▶ **GIVEN INFORMATION**
--------------------------------
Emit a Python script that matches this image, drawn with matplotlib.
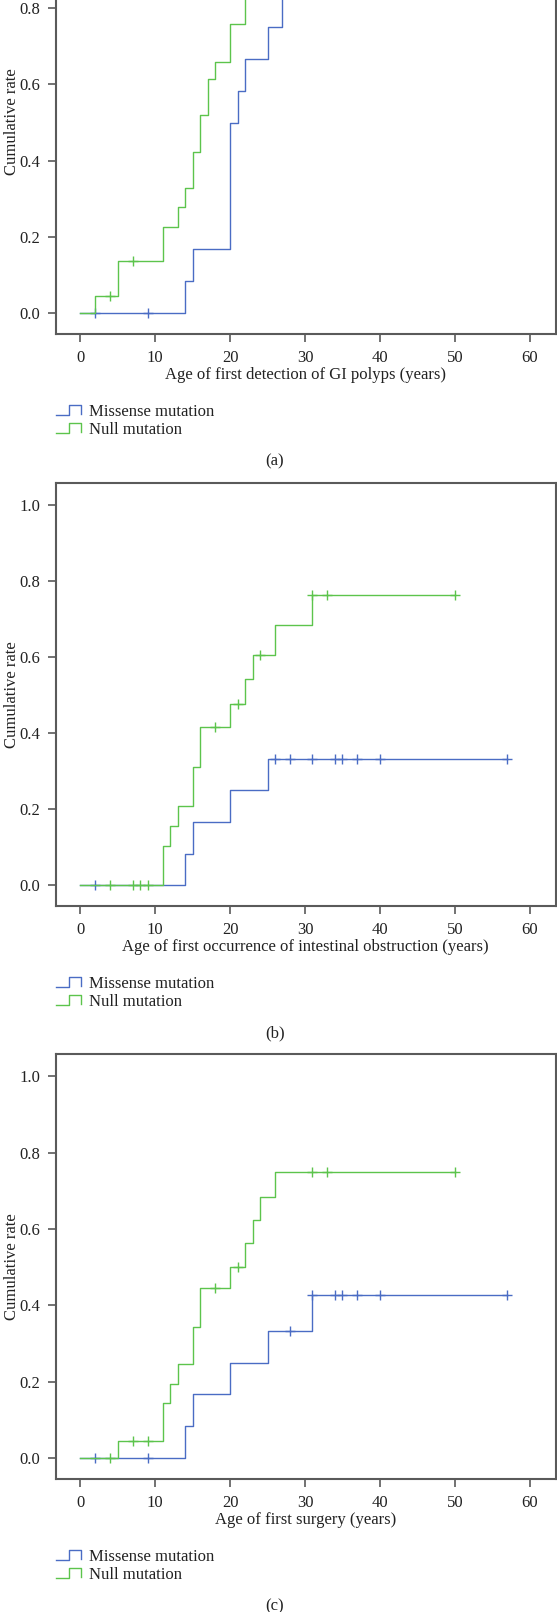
import numpy as np
import matplotlib
matplotlib.use("Agg")
import matplotlib.pyplot as plt
from matplotlib.legend_handler import HandlerBase
from matplotlib.lines import Line2D

# curve data: event times and cumulative rates (step, where='post')
a_miss_t = [0, 14, 15, 20, 21, 22, 25, 27, 30]
a_miss_y = [0, 0.083, 0.167, 0.500, 0.583, 0.667, 0.750, 0.875, 0.875]
a_miss_cens = [2, 9]
a_null_t = [0, 2, 5, 11, 13, 14, 15, 16, 17, 18, 20, 22, 26]
a_null_y = [0, 0.045, 0.136, 0.227, 0.279, 0.327, 0.423, 0.519, 0.615, 0.660, 0.760, 0.860, 0.860]
a_null_cens = [4, 7]

b_miss_t = [0, 14, 15, 20, 25, 57]
b_miss_y = [0, 0.083, 0.167, 0.250, 0.333, 0.333]
b_miss_cens = [2, 26, 28, 31, 34, 35, 37, 40, 57]
b_null_t = [0, 11, 12, 13, 15, 16, 20, 22, 23, 26, 31, 50]
b_null_y = [0, 0.104, 0.156, 0.208, 0.312, 0.417, 0.477, 0.542, 0.606, 0.684, 0.763, 0.763]
b_null_cens = [4, 7, 8, 9, 18, 21, 24, 31, 33, 50]

c_miss_t = [0, 14, 15, 20, 25, 31, 57]
c_miss_y = [0, 0.083, 0.167, 0.250, 0.333, 0.428, 0.428]
c_miss_cens = [2, 9, 28, 31, 34, 35, 37, 40, 57]
c_null_t = [0, 5, 11, 12, 13, 15, 16, 20, 22, 23, 24, 26, 50]
c_null_y = [0, 0.045, 0.144, 0.195, 0.245, 0.344, 0.445, 0.500, 0.562, 0.623, 0.684, 0.749, 0.749]
c_null_cens = [4, 7, 9, 18, 21, 31, 33, 50]

xlabels = ["Age of first detection of GI polyps (years)",
           "Age of first occurrence of intestinal obstruction (years)",
           "Age of first surgery (years)"]
panel_tags = ["(a)", "(b)", "(c)"]
groups = ["Missense mutation", "Null mutation"]

BLUE = "#4a6cc4"
GREEN = "#5cc44c"
SPINE = "#5a5a5a"
TXT = "#222222"

plt.rcParams['font.family'] = ['Liberation Serif', 'DejaVu Serif']
plt.rcParams['font.size'] = 12

W, H = 557, 1612
fig = plt.figure(figsize=(W / 100, H / 100), dpi=100)


class StepHandler(HandlerBase):
    # little step glyph like the SPSS legend
    def create_artists(self, legend, orig_handle, xdescent, ydescent,
                       width, height, fontsize, trans):
        x0, y0 = -xdescent, -ydescent
        hh = height
        xs = [x0, x0 + width * 0.5, x0 + width * 0.5, x0 + width, x0 + width]
        ys = [y0, y0, y0 + hh, y0 + hh, y0 + hh * 0.1]
        ln = Line2D(xs, ys, color=orig_handle.get_color(), lw=1.0, transform=trans)
        return [ln]


def cens_y(t, y, c):
    idx = np.searchsorted(t, c, side='right') - 1
    return np.asarray(y)[idx]


def km(ax, t, y, cens, color):
    ax.step(t, y, where='post', color=color, lw=1.0)
    ax.plot(cens, cens_y(t, y, cens), ls='none', marker='+', ms=7, mew=1.0, color=color)


panels = [
    (a_miss_t, a_miss_y, a_miss_cens, a_null_t, a_null_y, a_null_cens),
    (b_miss_t, b_miss_y, b_miss_cens, b_null_t, b_null_y, b_null_cens),
    (c_miss_t, c_miss_y, c_miss_cens, c_null_t, c_null_y, c_null_cens),
]
tops_px = [-90, 483, 1054]
bottoms_px = [334, 906, 1479]
left_px, right_px = 56, 555.5

for i, (mt, my, mc, nt, ny, nc) in enumerate(panels):
    top, bot = tops_px[i], bottoms_px[i]
    ax = fig.add_axes([left_px / W, 1 - bot / H, (right_px - left_px) / W, (bot - top) / H])
    km(ax, mt, my, mc, BLUE)
    km(ax, nt, ny, nc, GREEN)
    ax.set_xlim(-3.24, 63.45)
    ax.set_ylim(-0.055, 1.058)
    ax.set_xticks(np.arange(0, 61, 10))
    ax.set_yticks(np.arange(0, 1.01, 0.2))
    ax.yaxis.set_major_formatter(plt.FormatStrFormatter('%.1f'))
    for s in ax.spines.values():
        s.set_color(SPINE)
        s.set_linewidth(1.5)
    ax.tick_params(direction='out', length=5.8, width=1.2, color=SPINE,
                   labelcolor=TXT, pad=5.5)
    ax.set_xlabel(xlabels[i], color=TXT, labelpad=1)
    ax.set_ylabel("Cumulative rate", color=TXT)
    ax.yaxis.set_label_coords(-0.072, 0.5)

    hm = Line2D([], [], color=BLUE)
    hn = Line2D([], [], color=GREEN)
    ax.legend([hm, hn], groups, handler_map={Line2D: StepHandler()},
              loc='upper left', bbox_to_anchor=(0.0, -70 / (bot - top)),
              frameon=False, borderaxespad=0, borderpad=0, handlelength=1.5,
              handleheight=0.5, handletextpad=0.5, labelspacing=0.12,
              labelcolor=TXT)

    fig.text(275 / W, 1 - (bot + 127) / H, panel_tags[i], ha='center', va='center', color=TXT)

fig.savefig("out.png", dpi=100)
--------------------------------
▶ **PROBLEM**
The lines from the start of the data through the line that contains "from matplotlib.lines import Line2D" are to be returned exactly, please, with both ends included and every picture left out.

▶ **RESULT OF THIS TASK**
Emit a Python script that matches this image, drawn with matplotlib.
import numpy as np
import matplotlib
matplotlib.use("Agg")
import matplotlib.pyplot as plt
from matplotlib.legend_handler import HandlerBase
from matplotlib.lines import Line2D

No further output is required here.